In today’s world, many people see labels as a way of defining themselves. Choosing products with the FAIRTRADE Mark too says a lot about a person’s lifestyle and values.
Barbara Crowther, Director of Policy and Communications at the Fairtrade Foundation
The Fairtrade Foundation promotional materials of posters, banners, Action Guides and so on are full of ideas, such as suggesting people parade their Fairtrade peppercorns with friends, laud their Fairtrade lemons at their bookclub, shout about their Fairtrade socks at the gym, talk up their Fairtrade tea in the staff kitchen and demonstrate their baking skills by taking fruit cakes packed with Fairtrade ingredients to the office.
‘Showing off’ in these ways will give people the opportunity to share their enthusiasm for Fairtrade and Fairtrade products and to tell the story of the people behind the products. Some will even try ‘extreme showing off’, taking the FAIRTRADE Mark to unusual places like mountain tops and iconic local landmarks.
The FAIRTRADE Mark is the only label which gives groups of farmers and producers the means to improve their livelihoods through the guaranteed minimum price and premium for social, environmental and business projects.
Around 7.5 million people (farmers, workers, their families and communities) – across 58 developing countries in the developing world benefit from the international Fairtrade system.
During the Fortnight, several farmers of tea, bananas, and other produce will visit the UK to tour around the country attending Fairtrade Fortnight events, telling consumers about the healthcare, education and other projects they have been able to implement because of their sales on Fairtrade terms.
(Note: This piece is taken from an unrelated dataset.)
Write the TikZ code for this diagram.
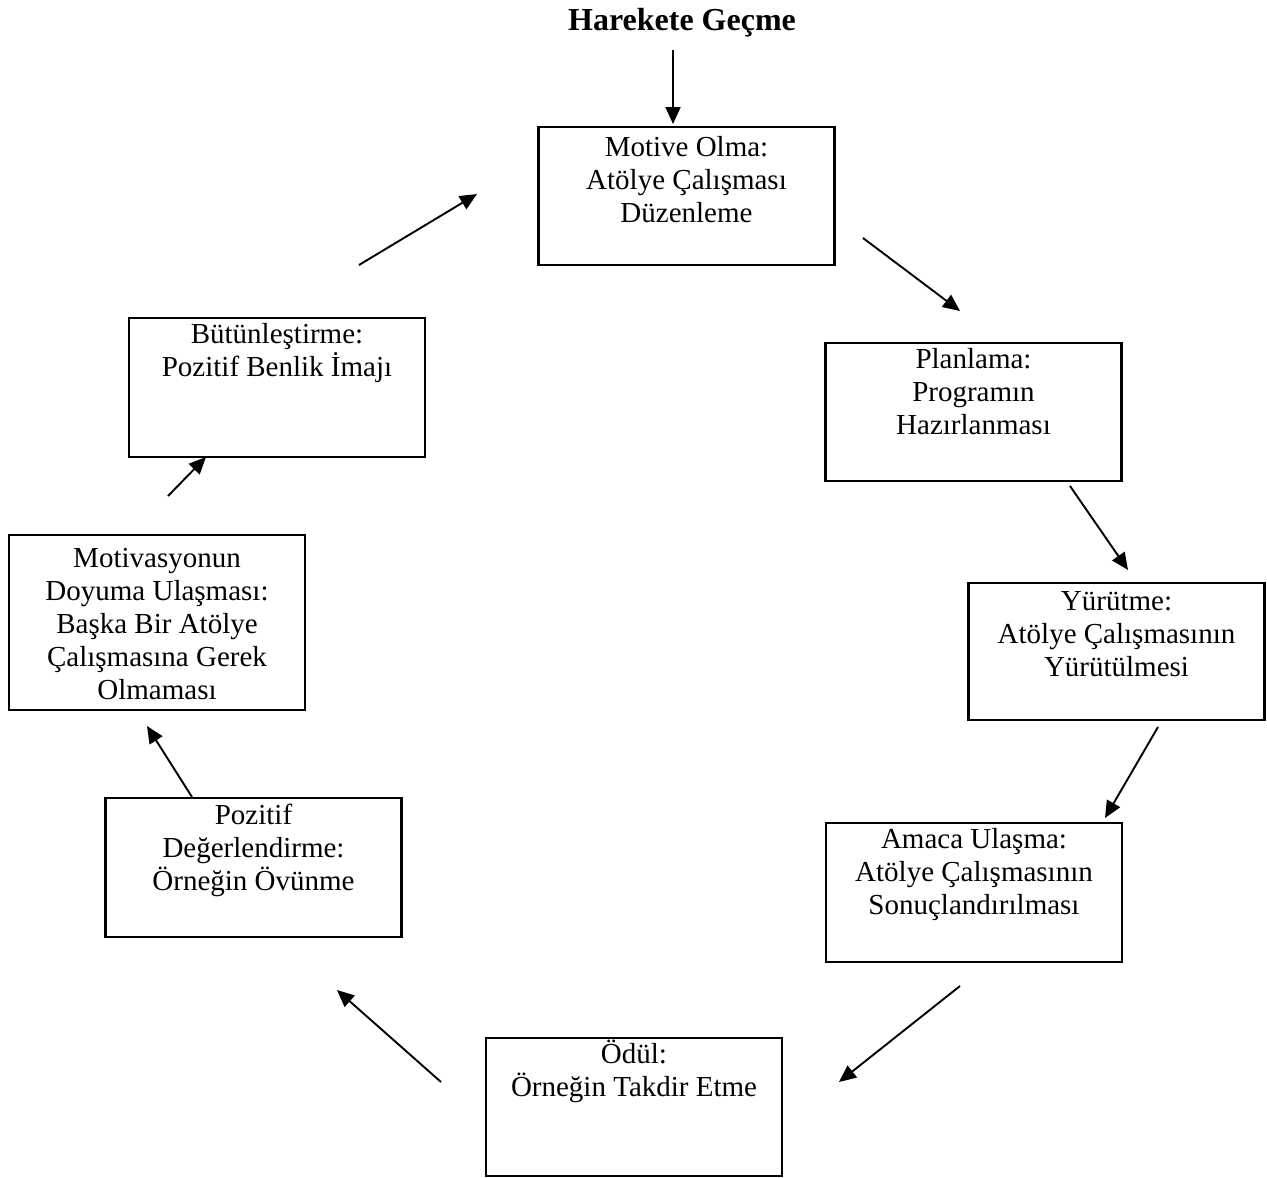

There will also be a much needed emphasis on cotton in the Show Off Your Label campaign to draw attention to the poverty facing more than 10 million West African people who rely on cotton for a living but who suffer from unfair trade conditions.
Even though one in four people say they have bought Fairtrade certified cotton products in the UK, still less than 1% of cotton fashion on the high street carries the FAIRTADE Mark, which guarantees a set price for the farmers who grow Fairtrade cotton.
With most West African cotton farmers earning less than $1 a day and subsidies paid to European and North American cotton farmers depressing world prices, it’s becoming practically impossible for small-scale farmers in West Africa to compete. 2011 is the tenth anniversary of the WTO Doha Development Round.
Meanwhile, the big retailers and companies have also responded enthusiastically to the Show Off Your Label theme and will be developing promotions in-store and in the media about their Fairtrade products and support for Fairtrade.
Announcements for 2011 are still under wraps but recent Fairtrade Fortnights have also seen companies making groundbreaking commercial commitments during the two week period.
Ben & Jerry’s announced for Fairtrade Fortnight 2010 that they were going 100% Fairtrade in the UK and throughout Europe by the end of 2011 and globally by end 2013.
For Fairtrade Fortnight 2009, Cadbury announced that Cadbury Dairy Milk would go Fairtrade and, the year before, Tate & Lyle said they were going to switch their retail branded sugar to Fairtrade.
Fairtrade campaigners organised almost 12,000 events in last year’s Fairtrade Fortnight entitled ‘The Big Swap’ which saw people and groups all across the UK swapping their usual purchases for Fairtrade ones and registering them on an on-line swap-o-meter, reaching the fantastic target of one million and one swaps.
The mainstay of the Fairtrade grassroots movement is now the 480 Fairtrade Towns which promote Fairtrade all year long and step up their campaigning with major pushes during Fairtrade Fortnight.